Trata-se portanto de vestir agora uma nova casaca, virando aliás do avesso a casaca anterior.
Porém, no momento presente de crescente mobilização popular e eleitoral - veja-se como hoje prolifera a luta social em países como a Alemanha, a França, a Itália e Portugal, e veja-se como é poderoso o impacto eleitoral de candidaturas de pendor democrático como nos EUA, para não mencionar o aberto “neomercantilismo” das novas democracias sul-americanas- para perceber que a maior ou menor “nacionalização” das questões da economia, poderá trazer para cima dos ombros do inquieto capitalista o espectro da economia ficar afinal sujeita ao jogo da própria democracia, um perigo para o capitalismo é certo, mas um efectivo tributo a Thomas Jefferson, um dos pais fundadores da mais antiga das Repúblicas.
Para o movimento comunista as grandes crises do capitalismo trazem consigo um rol de sofrimento e desespero aos trabalhadores que importa procurar decididamente um remédio alternativo para escapar aos seus efeitos nefastos. Os comunistas encaram não apenas no seu programa a mera quarentena estatal ou intervencionista do Estado para que o tempo ou qualquer intervenção sobrenatural reponha o capitalismo em marcha, mas procuram ganhar pelo contrário a sociedade para a ideia de que uma economia alternativa, nova, é o caminho para não só remediar o mal e a caramunha que os capitalistas andaram a fazer mas para livrar a economia do próprio espectro das crises e relançar efectivamente a expansão económica, a favor de todos.

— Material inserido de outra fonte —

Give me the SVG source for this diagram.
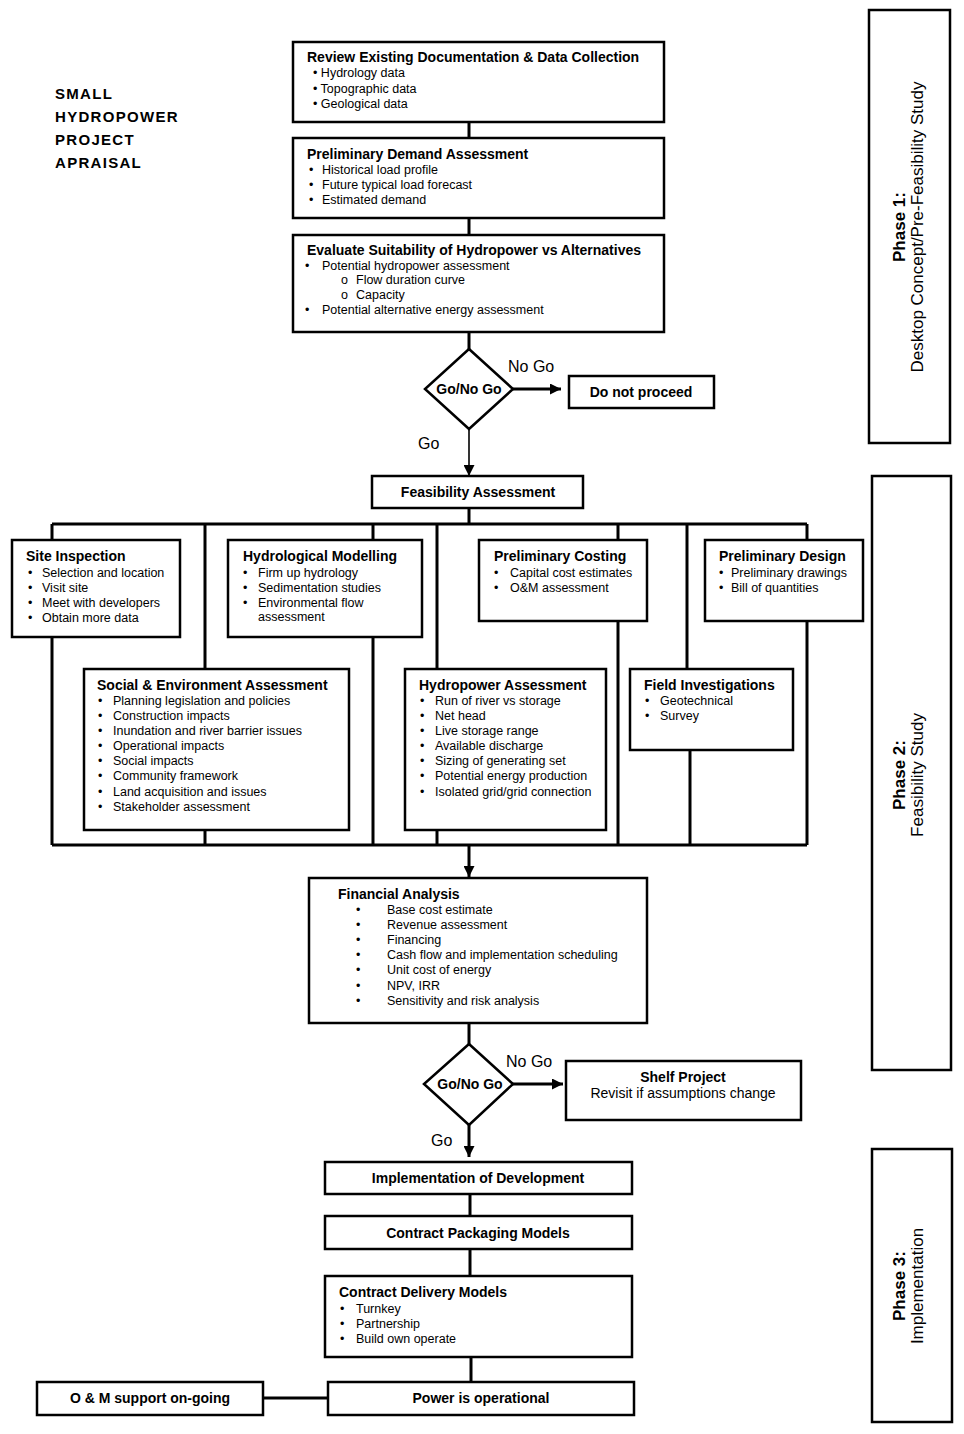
<svg xmlns="http://www.w3.org/2000/svg" width="964" height="1434" viewBox="0 0 964 1434">
<style>
.box{fill:#fff;stroke:#000;stroke-width:2.5}
text{font-family:"Liberation Sans",Arial,Helvetica,sans-serif;fill:#000}
.r{font-size:12.5px}
.b{font-size:14px;font-weight:bold}
.c{text-anchor:middle}
.lbl{font-size:16px}
.ttl{font-size:15px;font-weight:bold;letter-spacing:1.3px}
.ph{font-size:17px;text-anchor:middle}
.ln{stroke:#000;stroke-width:3;fill:none}
.thin{stroke-width:1.6}
</style>
<defs>
<marker id="ah" viewBox="0 0 10 10" refX="10" refY="5" markerWidth="11" markerHeight="11" markerUnits="userSpaceOnUse" orient="auto">
<path d="M0,0 L10,5 L0,10 z" fill="#000"/>
</marker>
</defs>
<rect width="964" height="1434" fill="#fff"/>

<g id="title">
<text class="ttl" x="55" y="99">SMALL</text>
<text class="ttl" x="55" y="122">HYDROPOWER</text>
<text class="ttl" x="55" y="145">PROJECT</text>
<text class="ttl" x="55" y="168">APRAISAL</text>
</g>

<g id="connectors">
<path class="ln" d="M469,122 V138"/>
<path class="ln" d="M469,218 V235"/>
<path class="ln" d="M469,332 V349"/>
<path class="ln" d="M513,389 H561" marker-end="url(#ah)"/>
<path class="ln thin" d="M469,429 V476" marker-end="url(#ah)"/>
<path class="ln" d="M469,508 V524"/>
<path class="ln" d="M52,524 H807"/>
<path class="ln" d="M52,524 V845"/>
<path class="ln" d="M205,524 V845"/>
<path class="ln" d="M373,524 V845"/>
<path class="ln" d="M437,524 V845"/>
<path class="ln" d="M618,524 V845"/>
<path class="ln" d="M687,524 V700"/>
<path class="ln" d="M690,740 V845"/>
<path class="ln" d="M807,524 V845"/>
<path class="ln" d="M52,845 H807"/>
<path class="ln" d="M469,845 V877" marker-end="url(#ah)"/>
<path class="ln" d="M469,1023 V1044"/>
<path class="ln" d="M512,1084 H563" marker-end="url(#ah)"/>
<path class="ln" d="M469,1125 V1157" marker-end="url(#ah)"/>
<path class="ln" d="M470,1194 V1216"/>
<path class="ln" d="M470,1249 V1276"/>
<path class="ln" d="M471,1357 V1382"/>
<path class="ln" d="M263,1398 H328"/>
<text class="lbl" x="508" y="372">No Go</text>
<text class="lbl" x="418" y="449">Go</text>
<text class="lbl" x="506" y="1067">No Go</text>
<text class="lbl" x="431" y="1146">Go</text>
</g>

<g id="review">
<rect class="box" x="293" y="42" width="371" height="80"/>
<text class="b" x="307" y="62">Review Existing Documentation &amp; Data Collection</text>
<text class="r" x="313" y="77">• Hydrology data</text>
<text class="r" x="313" y="93">• Topographic data</text>
<text class="r" x="313" y="108">• Geological data</text>
</g>

<g id="demand">
<rect class="box" x="293" y="138" width="371" height="80"/>
<text class="b" x="307" y="159">Preliminary Demand Assessment</text>
<text class="r" x="309" y="174">•</text><text class="r" x="322" y="174">Historical load profile</text>
<text class="r" x="309" y="189">•</text><text class="r" x="322" y="189">Future typical load forecast</text>
<text class="r" x="309" y="204">•</text><text class="r" x="322" y="204">Estimated demand</text>
</g>

<g id="evaluate">
<rect class="box" x="293" y="235" width="371" height="97"/>
<text class="b" x="307" y="255">Evaluate Suitability of Hydropower vs Alternatives</text>
<text class="r" x="305" y="270">•</text><text class="r" x="322" y="270">Potential hydropower assessment</text>
<text class="r" x="341" y="284">o</text><text class="r" x="356" y="284">Flow duration curve</text>
<text class="r" x="341" y="299">o</text><text class="r" x="356" y="299">Capacity</text>
<text class="r" x="305" y="314">•</text><text class="r" x="322" y="314">Potential alternative energy assessment</text>
</g>

<g id="decision1">
<polygon class="box" points="469,349 513,389 469,429 425,389"/>
<text class="b c" x="469" y="394">Go/No Go</text>
</g>

<g id="donotproceed">
<rect class="box" x="569" y="376" width="145" height="32"/>
<text class="b c" x="641" y="397">Do not proceed</text>
</g>

<g id="feasibility">
<rect class="box" x="372" y="476" width="211" height="32"/>
<text class="b c" x="478" y="497">Feasibility Assessment</text>
</g>

<g id="site">
<rect class="box" x="12" y="540" width="168" height="97"/>
<text class="b" x="26" y="561">Site Inspection</text>
<text class="r" x="28" y="577">•</text><text class="r" x="42" y="577">Selection and location</text>
<text class="r" x="28" y="592">•</text><text class="r" x="42" y="592">Visit site</text>
<text class="r" x="28" y="607">•</text><text class="r" x="42" y="607">Meet with developers</text>
<text class="r" x="28" y="622">•</text><text class="r" x="42" y="622">Obtain more data</text>
</g>

<g id="hydrological">
<rect class="box" x="228" y="540" width="194" height="97"/>
<text class="b" x="243" y="561">Hydrological Modelling</text>
<text class="r" x="243" y="577">•</text><text class="r" x="258" y="577">Firm up hydrology</text>
<text class="r" x="243" y="592">•</text><text class="r" x="258" y="592">Sedimentation studies</text>
<text class="r" x="243" y="607">•</text><text class="r" x="258" y="607">Environmental flow</text>
<text class="r" x="258" y="621">assessment</text>
</g>

<g id="costing">
<rect class="box" x="479" y="540" width="168" height="81"/>
<text class="b" x="494" y="561">Preliminary Costing</text>
<text class="r" x="494" y="577">•</text><text class="r" x="510" y="577">Capital cost estimates</text>
<text class="r" x="494" y="592">•</text><text class="r" x="510" y="592">O&amp;M assessment</text>
</g>

<g id="design">
<rect class="box" x="705" y="540" width="158" height="81"/>
<text class="b" x="719" y="561">Preliminary Design</text>
<text class="r" x="719" y="577">•</text><text class="r" x="731" y="577">Preliminary drawings</text>
<text class="r" x="719" y="592">•</text><text class="r" x="731" y="592">Bill of quantities</text>
</g>

<g id="social">
<rect class="box" x="84" y="669" width="265" height="161"/>
<text class="b" x="97" y="690">Social &amp; Environment Assessment</text>
<text class="r" x="98" y="705">•</text><text class="r" x="113" y="705">Planning legislation and policies</text>
<text class="r" x="98" y="720">•</text><text class="r" x="113" y="720">Construction impacts</text>
<text class="r" x="98" y="735">•</text><text class="r" x="113" y="735">Inundation and river barrier issues</text>
<text class="r" x="98" y="750">•</text><text class="r" x="113" y="750">Operational impacts</text>
<text class="r" x="98" y="765">•</text><text class="r" x="113" y="765">Social impacts</text>
<text class="r" x="98" y="780">•</text><text class="r" x="113" y="780">Community framework</text>
<text class="r" x="98" y="796">•</text><text class="r" x="113" y="796">Land acquisition and issues</text>
<text class="r" x="98" y="811">•</text><text class="r" x="113" y="811">Stakeholder assessment</text>
</g>

<g id="hydropower">
<rect class="box" x="405" y="669" width="201" height="161"/>
<text class="b" x="419" y="690">Hydropower Assessment</text>
<text class="r" x="420" y="705">•</text><text class="r" x="435" y="705">Run of river vs storage</text>
<text class="r" x="420" y="720">•</text><text class="r" x="435" y="720">Net head</text>
<text class="r" x="420" y="735">•</text><text class="r" x="435" y="735">Live storage range</text>
<text class="r" x="420" y="750">•</text><text class="r" x="435" y="750">Available discharge</text>
<text class="r" x="420" y="765">•</text><text class="r" x="435" y="765">Sizing of generating set</text>
<text class="r" x="420" y="780">•</text><text class="r" x="435" y="780">Potential energy production</text>
<text class="r" x="420" y="796">•</text><text class="r" x="435" y="796">Isolated grid/grid connection</text>
</g>

<g id="field">
<rect class="box" x="630" y="669" width="163" height="81"/>
<text class="b" x="644" y="690">Field Investigations</text>
<text class="r" x="645" y="705">•</text><text class="r" x="660" y="705">Geotechnical</text>
<text class="r" x="645" y="720">•</text><text class="r" x="660" y="720">Survey</text>
</g>

<g id="financial">
<rect class="box" x="309" y="878" width="338" height="145"/>
<text class="b" x="338" y="899">Financial Analysis</text>
<text class="r" x="356" y="914">•</text><text class="r" x="387" y="914">Base cost estimate</text>
<text class="r" x="356" y="929">•</text><text class="r" x="387" y="929">Revenue assessment</text>
<text class="r" x="356" y="944">•</text><text class="r" x="387" y="944">Financing</text>
<text class="r" x="356" y="959">•</text><text class="r" x="387" y="959">Cash flow and implementation scheduling</text>
<text class="r" x="356" y="974">•</text><text class="r" x="387" y="974">Unit cost of energy</text>
<text class="r" x="356" y="990">•</text><text class="r" x="387" y="990">NPV, IRR</text>
<text class="r" x="356" y="1005">•</text><text class="r" x="387" y="1005">Sensitivity and risk analysis</text>
</g>

<g id="decision2">
<polygon class="box" points="469,1044 513,1084 469,1125 424,1084"/>
<text class="b c" x="470" y="1089">Go/No Go</text>
</g>

<g id="shelf">
<rect class="box" x="566" y="1061" width="235" height="59"/>
<text class="b c" x="683" y="1082">Shelf Project</text>
<text class="c" style="font-size:14px" x="683" y="1098">Revisit if assumptions change</text>
</g>

<g id="implementation">
<rect class="box" x="325" y="1162" width="307" height="32"/>
<text class="b c" x="478" y="1183">Implementation of Development</text>
</g>

<g id="packaging">
<rect class="box" x="325" y="1216" width="307" height="33"/>
<text class="b c" x="478" y="1238">Contract Packaging Models</text>
</g>

<g id="delivery">
<rect class="box" x="325" y="1276" width="307" height="81"/>
<text class="b" x="339" y="1297">Contract Delivery Models</text>
<text class="r" x="340" y="1313">•</text><text class="r" x="356" y="1313">Turnkey</text>
<text class="r" x="340" y="1328">•</text><text class="r" x="356" y="1328">Partnership</text>
<text class="r" x="340" y="1343">•</text><text class="r" x="356" y="1343">Build own operate</text>
</g>

<g id="operational">
<rect class="box" x="328" y="1382" width="306" height="33"/>
<text class="b c" x="481" y="1403">Power is operational</text>
</g>

<g id="om">
<rect class="box" x="37" y="1382" width="226" height="33"/>
<text class="b c" x="150" y="1403">O &amp; M support on-going</text>
</g>

<g id="phase1">
<rect class="box" x="869" y="10" width="81" height="433"/>
<text class="ph" transform="translate(905,227) rotate(-90)" font-weight="bold">Phase 1:</text>
<text class="ph" transform="translate(923,227) rotate(-90)">Desktop Concept/Pre-Feasibility Study</text>
</g>

<g id="phase2">
<rect class="box" x="872" y="476" width="79" height="594"/>
<text class="ph" transform="translate(905,775) rotate(-90)" font-weight="bold">Phase 2:</text>
<text class="ph" transform="translate(923,775) rotate(-90)">Feasibility Study</text>
</g>

<g id="phase3">
<rect class="box" x="872" y="1149" width="80" height="273"/>
<text class="ph" transform="translate(905,1286) rotate(-90)" font-weight="bold">Phase 3:</text>
<text class="ph" transform="translate(923,1286) rotate(-90)">Implementation</text>
</g>
</svg>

Na edificação de um tal programa, importa nesta altura fazer o balanço do que tem sido o programa comunista para superar o capitalismo e promover a transformação económica, curiosamente também ele um programa de intervenção estatal predominante. Tanto mais que a visão estatista que ainda hoje predomina à esquerda no elenco de saídas, tarda a em vingar e sobretudo porque as economias de elevadíssima intervenção como a URSS, fracassaram no seu propósito de expandir a economia para além de êxitos iniciais. Quando colocamos em cima da mesa o método dialéctico, importa perguntar como o faria qualquer cientista honestamente à procura de uma resposta, se a aposta intervencionsita e estatista da esquerda não constituiu ou constitui apenas e tão-só um remédio porventura mais extremo para uma dada economia capitalista sarar as suas fridas e produzir mais à frente as condições para a retoma capitalista em velocidade de cruzeiro. Se podemos ou não pensar que o estatismo, qualquer que ela seja, promovido por agentes capitalistas, social-democratas ou bem intencionados comunistas, não é apenas a forma de o capitalismo digerir as suas crises e renascer qual fenix. Importa hoje debater portanto os cenários para uma nova política, e porventura refinar o programa da alternativa de modo a gerar uma saída mais robusta à reorganização capitalista da economia, e geradora portanto de maior impulso de transformação e socialismo.
nota: Neo mercantilismo é uma doutrina em que o Estado desempenha um papel fulcral na dinamização económica, protecção das actividades produtivas nacionais e na oposição às importações através de barreiras alfandegárias dissuasoras. Em Portugal, foram representantes máximos desta corrente o Conde da Ericeira e o Marquês de Pombal.